The "Nakba": A Driving Force Behind U.S. Anti-Israel Activity in 2008
Other Anti-Israel Activity
Posted: June 3, 2008
In addition to the focus on the "Nakba," many anti-Israel events in 2008 have been marked by accusations of Israeli "apartheid" and "ethnic cleansing," and have invoked offensive comparisons between Israel and Nazi Germany. Israel's treatment of the Palestinians has been compared to Nazi Germany's policy toward Jews, including events held under the banner of "Holocaust Awareness," which included references to Gaza as a "ghetto" and claims that Israel is in the process of committing a "Palestinian genocide." Additionally, anti-Israel groups have continued to draw parallels to South African apartheid and referred to the security barrier/fence as an "apartheid-wall."
The Muslim Student Union at UC Irvine hosted a "Never Again? Palestinian Holocaust" week from May 7-15, featuring a wide range of anti-Israel and anti-Semitic speakers, including Amir Abdul Malik Ali, Mohammad al-Asi and Ilan Pappe, professor at the University of Exeter in the UK and author of The Ethnic Cleansing of Palestine.
MSU released an official statement to explain the purpose of the "Palestinian Holocaust" week and attempted to reassure the university that the event would not be one-sided because of Pappe's involvement: "As an Israeli, he will provide a balanced perspective that sheds light on both sides of the issue." During his speech, however, Pappe told the audience that "the real ambition of Israelis at large and Zionists is to get rid of all the Palestinians who live in Israel. That is the Zionist formula – you get it from cradle to grave." He also charged that Zionists "used Europe's guilt after the Holocaust" and "used ethnic cleansing to get more of Palestine."
Several other speakers at the week-long event advanced harsh anti-Israel agendas. Mohammad al-Asi referred to Israel as a "hateful and an expansionist militant nation state" and spoke about how Jews left ghettos in Europe only to create ghettos in Israel: "You began to build a wall, a barrier, around the country you are living in, isn't this a grand definition of a ghetto!" He also blamed the hostility of neighboring Arab countries as "a reaction to all the misery and all the hostility" that Jews brought from Europe.

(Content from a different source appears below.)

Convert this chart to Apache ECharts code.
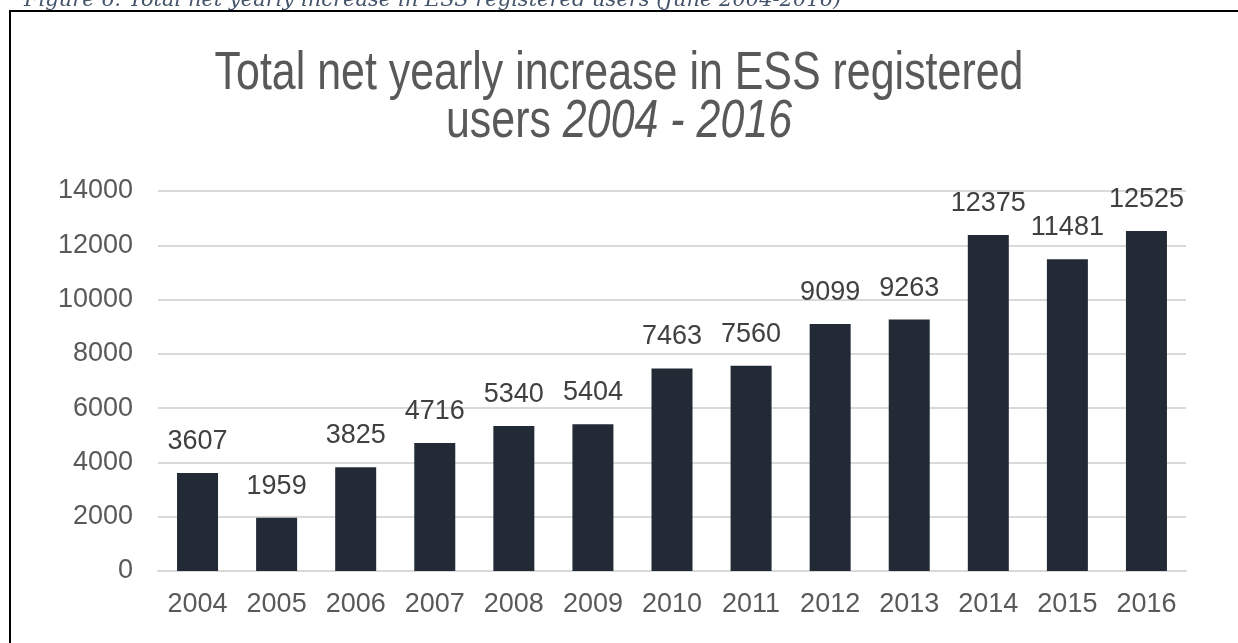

Amir Abdul Malik Ali argued that Israel is bound to be defeated because "Israelis have suffered major losses when they went up against Muslims…Every time we fought for Islam, we won."
During "Holocaust Awareness Week" in late April at Emory University in Atlanta, demonstrators accused Israel of committing a Holocaust against the Palestinian people. Signs and banners around campus included slogans like "Free Palestine" and remarks by Israeli Deputy Defense Minister Matan Vilnai that had mentioned the word 'shoah.' A letter was passed around that thanked the organizers of "Holocaust Awareness Week," noting that this week should serve as encouragement to avert the "next Holocaust." The letter also claimed that Palestinians in Israel face "similar conditions" to what Jews faced in ghettos in Nazi Germany.
In February, the Muslim Student Union at UC Irvine also held an event called "From Auschwitz to Gaza: The Politics of Genocide" that featured a presentation by the anti-Semitic Imam Mohammad al-Asi.
The fourth Israeli Apartheid Week (IAW), an annual week-long series of events to increase awareness about Israel as an "apartheid regime," was held concurrently in multiple U.S. cities and around the world in February. This year's IAW was held under the banner of "60 Years of Nakba: End Israeli Apartheid." Among IAW's main sponsors in New York were a host of anti-Israel groups, including New Jersey Solidarity (NJS), Al-Awda, and Adalah-New York. The opening panel was titled "60 Years of Exile" and included Azmi Bishara and Musa Al-Hindi of the Palestinian Popular Conference Network.